US munitions manufacturer Alliant Techsystems (ATK) has acquired the assets of Science and Applied Technology (SAT), a small missile seeker specialist. The deal will strengthen ATK's precision-guided weapons capability and position the company to become a missile prime contractor.

The acquisition could also safeguard the US Navy's decade-long programme to develop a successor to the AGM-88 high-speed anti-radiation missile (HARM), which has been threatened by the indictment of the owner of privately held SAT for alleged illegal political contributions. ATK says it is acquiring only the assets of the San Diego-based company, and has no liabilities linked to the charges brought against SAT's founder, Parthasarathi Majumder.

SAT has worked on the Advanced Anti-Radiation Guided Missile (AARGM) technology demonstration since 1990 and has received over $130 million in US Navy funding. The programme adds a terminal seeker to the HARM's radar-homing sensor to give a hard kill capability against non-emitting air defence systems. AARGM is to enter development next year.

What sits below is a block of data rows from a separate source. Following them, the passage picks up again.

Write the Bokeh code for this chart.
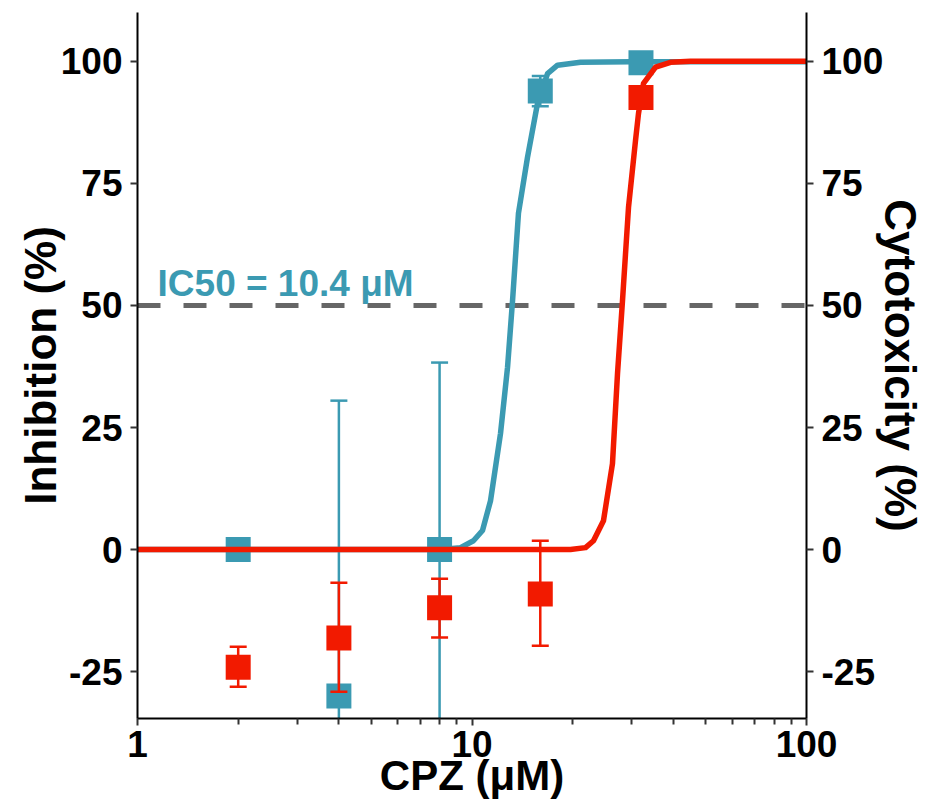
from bokeh.plotting import figure
from bokeh.models import LinearAxis, FixedTicker, Label, Range1d
from bokeh.embed import file_html
from bokeh.resources import INLINE

# ---- data ----
conc = [2, 4, 8, 16, 32]

inhib_mean = [0.0, -30.0, 0.0, 93.9, 99.7]
inhib_upper = [0.0, 30.5, 38.3, 97.0, 99.7]
inhib_lower = [0.0, -90.5, -38.3, 90.8, 99.7]

cyto_mean = [-24.1, -18.1, -11.9, -9.1, 92.6]
cyto_upper = [-19.9, -6.8, -6.0, 1.8, 92.6]
cyto_lower = [-28.1, -29.1, -18.0, -19.7, 92.6]

inhib_fit_x = [1, 8.05, 9.24, 10.1, 10.75, 11.36, 12.17, 12.77, 13.22, 13.77,
               14.65, 15.70, 16.82, 18.02, 21.1, 30, 100]
inhib_fit_y = [0, 0, 0.4, 1.8, 3.9, 10.0, 23.8, 37.3, 51.0, 68.9,
               80.3, 91.4, 97.5, 99.2, 99.8, 99.9, 99.9]

cyto_fit_x = [1, 19.7, 21.85, 23.08, 24.72, 26.30, 27.23, 28.18, 29.37, 30.82,
              31.46, 32.57, 35.38, 39.21, 45.0, 100]
cyto_fit_y = [0, 0, 0.4, 1.8, 5.9, 17.6, 36.1, 51.0, 70.1, 83.8,
              89.3, 95.5, 98.8, 99.8, 100, 100]

ref_x = [1, 100]
ref_y = [50, 50]

y_ticks = [-25, 0, 25, 50, 75, 100]
y_tick_labels = {-25: "-25", 0: "0", 25: "25", 50: "50", 75: "75", 100: "100"}
x_ticks = [1, 10, 100]
x_minor = [2, 3, 4, 5, 6, 7, 8, 9, 20, 30, 40, 50, 60, 70, 80, 90]
x_tick_labels = {1: "1", 10: "10", 100: "100"}

ic50_text = "IC50 = 10.4 \u03bcM"
x_title = "CPZ (\u03bcM)"

BLUE = "#3B9AB2"
RED = "#F21A00"
FONT = "Liberation Sans"

p = figure(width=928, height=810, x_axis_type="log",
           x_range=Range1d(1, 100), y_range=Range1d(-34.6, 110),
           output_backend="svg", toolbar_location=None,
           min_border_left=137, min_border_right=122,
           min_border_top=12, min_border_bottom=92)
p.outline_line_color = None
p.xgrid.visible = False
p.ygrid.visible = False
p.background_fill_color = "white"
p.border_fill_color = "white"

# reference line
p.line(ref_x, ref_y, line_color="#666666", line_width=5, line_dash="23 23")

# inhibition
p.line(inhib_fit_x, inhib_fit_y, line_color=BLUE, line_width=5.5, line_join="round")
p.segment(x0=conc, y0=inhib_lower, x1=conc, y1=inhib_upper, line_color=BLUE, line_width=2.5)
p.scatter(conc, inhib_upper, marker="dash", size=17, line_color=BLUE, line_width=2.5)
p.scatter(conc, inhib_lower, marker="dash", size=17, line_color=BLUE, line_width=2.5)
p.scatter(conc, inhib_mean, marker="square", size=25, fill_color=BLUE, line_color=None)

# cytotoxicity
p.line(cyto_fit_x, cyto_fit_y, line_color=RED, line_width=5.5, line_join="round")
p.segment(x0=conc, y0=cyto_lower, x1=conc, y1=cyto_upper, line_color=RED, line_width=2.5)
p.scatter(conc, cyto_upper, marker="dash", size=17, line_color=RED, line_width=2.5)
p.scatter(conc, cyto_lower, marker="dash", size=17, line_color=RED, line_width=2.5)
p.scatter(conc, cyto_mean, marker="square", size=25, fill_color=RED, line_color=None)

p.add_layout(Label(x=1.148, y=50.25, text=ic50_text, text_font=FONT, text_font_style="bold",
                   text_font_size="37px", text_color=BLUE, text_baseline="bottom"))


def style_axis(ax):
    ax.axis_line_color = "black"
    ax.axis_line_width = 2
    ax.major_tick_line_color = "#333333"
    ax.major_tick_line_width = 2
    ax.major_tick_in = 0
    ax.major_tick_out = 7
    ax.major_label_text_font = FONT
    ax.major_label_text_font_style = "bold"
    ax.major_label_text_font_size = "37px"
    ax.major_label_text_color = "black"
    ax.major_label_standoff = 8
    ax.axis_label_text_font = FONT
    ax.axis_label_text_font_style = "bold"
    ax.axis_label_text_font_size = "44px"
    ax.axis_label_text_color = "black"


# x axis
xa = p.xaxis[0]
style_axis(xa)
xa.ticker = FixedTicker(ticks=x_ticks, minor_ticks=x_minor)
xa.major_label_overrides = x_tick_labels
xa.minor_tick_line_color = "#333333"
xa.minor_tick_line_width = 2
xa.minor_tick_in = 0
xa.minor_tick_out = 6
xa.major_label_standoff = 5
xa.axis_label = x_title
xa.axis_label_text_font_size = "42px"
xa.axis_label_standoff = -8

# left axis
ya = p.yaxis[0]
style_axis(ya)
ya.ticker = FixedTicker(ticks=y_ticks)
ya.major_label_overrides = y_tick_labels
ya.minor_tick_line_color = None
ya.axis_label = "Inhibition (%)"
ya.axis_label_standoff = -7

# right axis
ra = LinearAxis(ticker=FixedTicker(ticks=y_ticks), axis_label="Cytotoxicity (%)")
style_axis(ra)
ra.major_label_overrides = y_tick_labels
ra.minor_tick_line_color = None
ra.axis_label_standoff = -10
p.add_layout(ra, "right")

open("out.html", "w").write(file_html(p, INLINE))
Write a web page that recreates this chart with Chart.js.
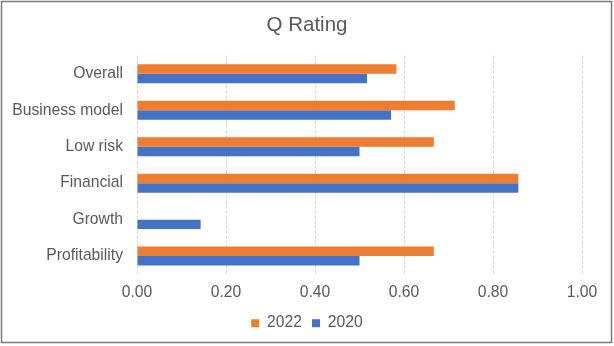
<!DOCTYPE html>
<html>
<head>
<meta charset="utf-8">
<script src="https://cdn.jsdelivr.net/npm/chart.js@4"></script>
<style>
 html, body { margin: 0; padding: 0; background: #fff; }
 #wrap { width: 614px; height: 346px; }
</style>
</head>
<body>
<div id="wrap"><canvas id="chart" width="614" height="346"></canvas></div>
<script>
const categories = ['Overall', 'Business model', 'Low risk', 'Financial', 'Growth', 'Profitability'];
const values2022 = [0.583, 0.714, 0.667, 0.857, 0, 0.667];
const values2020 = [0.517, 0.571, 0.5, 0.857, 0.143, 0.5];
const xTicks = [0, 0.2, 0.4, 0.6, 0.8, 1.0];

const textColor = '#595959';
const fontFamily = '"Liberation Sans", Arial, sans-serif';

// outer frame like the spreadsheet chart border
const frame = {
 id: 'frame',
 afterDraw(chart) {
  const ctx = chart.ctx;
  ctx.save();
  ctx.strokeStyle = '#7a7a7a';
  ctx.lineWidth = 1.5;
  ctx.strokeRect(1.5, 1.5, 610, 341);
  ctx.restore();
 }
};

new Chart(document.getElementById('chart').getContext('2d'), {
 type: 'bar',
 data: {
  labels: categories,
  datasets: [
   { label: '2022', data: values2022, backgroundColor: '#ED7D31' },
   { label: '2020', data: values2020, backgroundColor: '#4472C4' }
  ]
 },
 options: {
  indexAxis: 'y',
  responsive: false,
  animation: false,
  categoryPercentage: 0.52,
  barPercentage: 1,
  layout: { padding: { left: 0, right: 0, top: 0, bottom: 5 } },
  plugins: {
   title: {
    display: true,
    text: 'Q Rating',
    color: textColor,
    font: { family: fontFamily, size: 20.5, weight: 'normal' },
    padding: { top: 13, bottom: 18 }
   },
   legend: {
    position: 'bottom',
    labels: {
     color: textColor,
     font: { family: fontFamily, size: 15.7, lineHeight: 1 },
     boxWidth: 8,
     boxHeight: 8,
     padding: 10
    }
   },
   tooltip: { enabled: false }
  },
  scales: {
   x: {
    min: 0,
    max: 1,
    afterBuildTicks(scale) { scale.ticks = xTicks.map(v => ({ value: v })); },
    afterFit(scale) { scale.height = 31; },
    ticks: {
     color: textColor,
     font: { family: fontFamily, size: 15.7, lineHeight: 1 },
     padding: 11,
     callback: v => Number(v).toFixed(2)
    },
    grid: { color: '#d0d0d0', drawTicks: false },
    border: { display: false, dash: [3, 2] }
   },
   y: {
    afterFit(scale) { scale.width = 137; },
    ticks: {
     color: textColor,
     font: { family: fontFamily, size: 15.7 },
     padding: 14
    },
    grid: { display: false, drawTicks: false },
    border: { display: false }
   },
   // empty right-hand axis, only reserves the blank margin right of the plot
   yRight: {
    type: 'category',
    position: 'right',
    afterFit(scale) { scale.width = 32; },
    ticks: { display: false },
    grid: { display: false, drawTicks: false },
    border: { display: false }
   }
  }
 },
 plugins: [frame]
});
</script>
</body>
</html>
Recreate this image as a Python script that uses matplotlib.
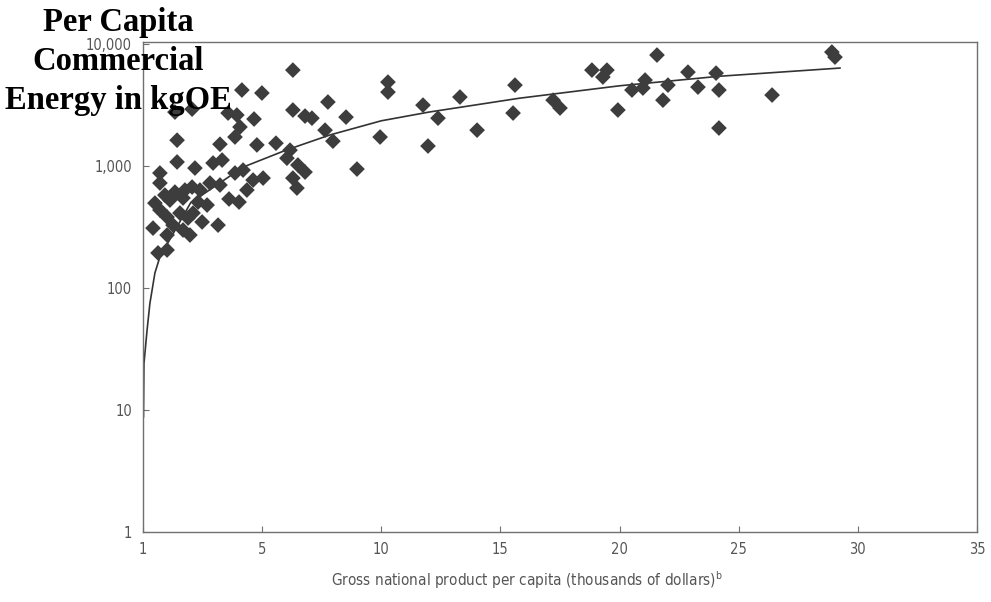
import matplotlib
matplotlib.use("Agg")
import matplotlib.pyplot as plt
from matplotlib import font_manager

# ---------------- data ----------------
# GNP per capita (thousands of dollars, axis origin labelled "1")
gnp = [6.29, 4.15, 4.99, 10.28, 10.28, 11.75, 7.76, 8.52, 6.29, 6.80,
       7.09, 3.57, 3.94, 4.66, 1.34, 2.06, 1.43, 1.43, 2.18, 3.23,
       4.07, 3.86, 4.78, 5.58, 7.64, 7.97, 8.98, 9.95, 11.96, 12.38,
       13.30, 14.02, 15.61, 15.53, 17.21, 17.50, 18.84, 19.47, 19.30, 19.93,
       20.52, 21.07, 20.98, 21.57, 22.03, 21.82, 22.87, 23.29, 24.05, 24.17,
       24.17, 26.40, 28.91, 29.04, 6.17, 6.04, 6.50, 6.80, 6.29, 6.46,
       4.62, 5.04, 4.36, 3.61, 4.03, 3.15, 2.94, 3.32, 3.86, 4.20,
       0.71, 2.06, 2.81, 3.23, 0.50, 1.13, 1.68, 2.31, 1.01, 1.55,
       2.10, 0.42, 1.26, 1.68, 2.48, 1.01, 1.97, 0.63, 1.01, 2.69,
       1.76, 1.34, 2.39, 0.92, 1.89, 0.71, 0.71]
# per capita commercial energy (kg oil equivalent)
energy = [6120, 4200, 3970, 4880, 4040, 3160, 3350, 2520, 2880, 2570,
          2470, 2720, 2620, 2430, 2770, 2930, 1630, 1080, 963, 1510,
          2090, 1730, 1490, 1540, 1970, 1600, 945, 1730, 1460, 2470,
          3680, 1970, 4610, 2720, 3470, 2990, 6120, 6120, 5370, 2880,
          4200, 5070, 4360, 8130, 4610, 3470, 5890, 4440, 5780, 4200,
          2050, 3820, 8600, 7820, 1350, 1160, 1020, 893, 797, 660,
          768, 797, 636, 537, 507, 328, 1059, 1120, 877, 927,
          726, 673, 726, 699, 497, 526, 547, 507, 382, 412,
          412, 310, 328, 299, 348, 272, 272, 194, 205, 479,
          636, 612, 636, 578, 375, 436, 877]

# fitted curve read along its visible path
fit_x = [0.02, 0.04, 0.17, 0.29, 0.50, 0.71, 2.0, 4.2, 6.0, 7.85, 10.0, 12.0,
         15.8, 20.0, 24.2, 29.25]
fit_y = [8.8, 24, 45, 75, 133, 180, 500, 980, 1350, 1800, 2350, 2770,
         3600, 4550, 5450, 6360]

x_ticks = [0, 5, 10, 15, 20, 25, 30, 35]
x_tick_labels = ["1", "5", "10", "15", "20", "25", "30", "35"]
y_ticks = [1, 10, 100, 1000, 10000]
y_tick_labels = ["1", "10", "100", "1,000", "10,000"]

# ---------------- fonts ----------------
names = {f.name for f in font_manager.fontManager.ttflist}
if "Liberation Sans Narrow" in names:
    cond_font = dict(family="Liberation Sans Narrow")
else:
    cond_font = dict(family="DejaVu Sans", stretch="condensed")
plt.rcParams["mathtext.fontset"] = "custom"
plt.rcParams["mathtext.rm"] = cond_font["family"]

label_gray = "#555555"
spine_gray = "#707070"

fig = plt.figure(figsize=(9.91, 6.02), dpi=100)
ax = fig.add_axes([143 / 991, 70 / 602, (977 - 143) / 991, (532 - 42) / 602])

ax.plot(fit_x, fit_y, color="#333333", lw=1.2, zorder=2)
ax.scatter(gnp, energy, marker="D", s=64, color="#3d3d3d", edgecolors="none", zorder=3)

ax.set_yscale("log")
ax.set_xlim(0, 35)
ax.set_ylim(1, 10400)
ax.set_xticks(x_ticks)
ax.set_xticklabels(x_tick_labels, color=label_gray, fontsize=10.5, **cond_font)
ax.set_yticks(y_ticks)
ax.set_yticklabels(y_tick_labels, color=label_gray, fontsize=10.5, **cond_font)
ax.yaxis.set_minor_locator(matplotlib.ticker.NullLocator())
ax.tick_params(direction="in", length=4, width=0.8, color=spine_gray)
ax.tick_params(axis="x", pad=7)
ax.tick_params(axis="y", pad=8)
for sp in ax.spines.values():
    sp.set_color(spine_gray)
    sp.set_linewidth(1.0)

ax.set_xlabel("Gross national product per capita (thousands of dollars)$^\\mathregular{b}$",
              color=label_gray, fontsize=11, **cond_font)
ax.xaxis.set_label_coords((527 - 143) / 834, -48 / 490)
ax.xaxis.label.set_verticalalignment("center")

fig.text(118 / 991, 1 - 7 / 602, "Per Capita\nCommercial\nEnergy in kgOE",
         ha="center", va="top", multialignment="center",
         fontsize=23.5, fontweight="bold", family="Liberation Serif",
         linespacing=1.34, color="black")

fig.savefig("out.png", dpi=100, facecolor="white")
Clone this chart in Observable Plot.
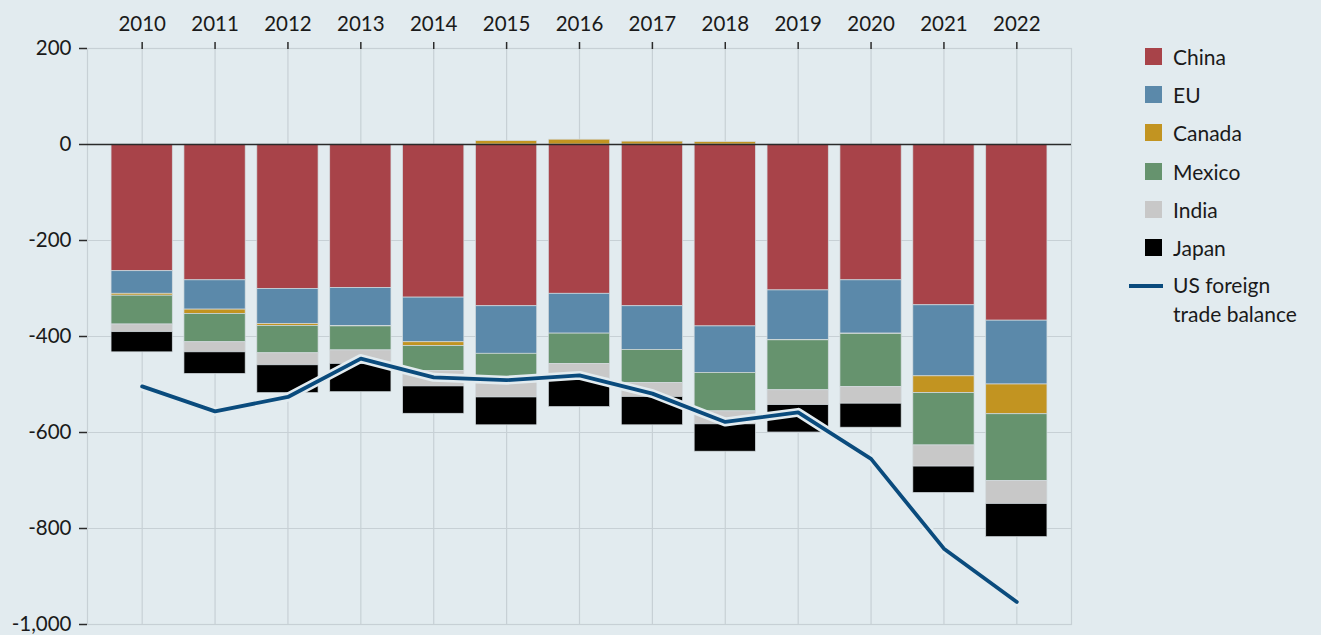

The same multi-sensor seeker will be used in the US Navy's High-Speed Anti-radiation Demonstration programme. ATK's purchase of SAT's assets may remove the need for the US Navy to take contractual action that would harm both programmes.

SAT, with annual sales of $40 million, will be renamed ATK Missile Systems and be part of the company's Precision Systems group. ATK, which will have sales of around $2.1 billion in 2003, produces ammunition and precision munitions, rocket motors and composite structures.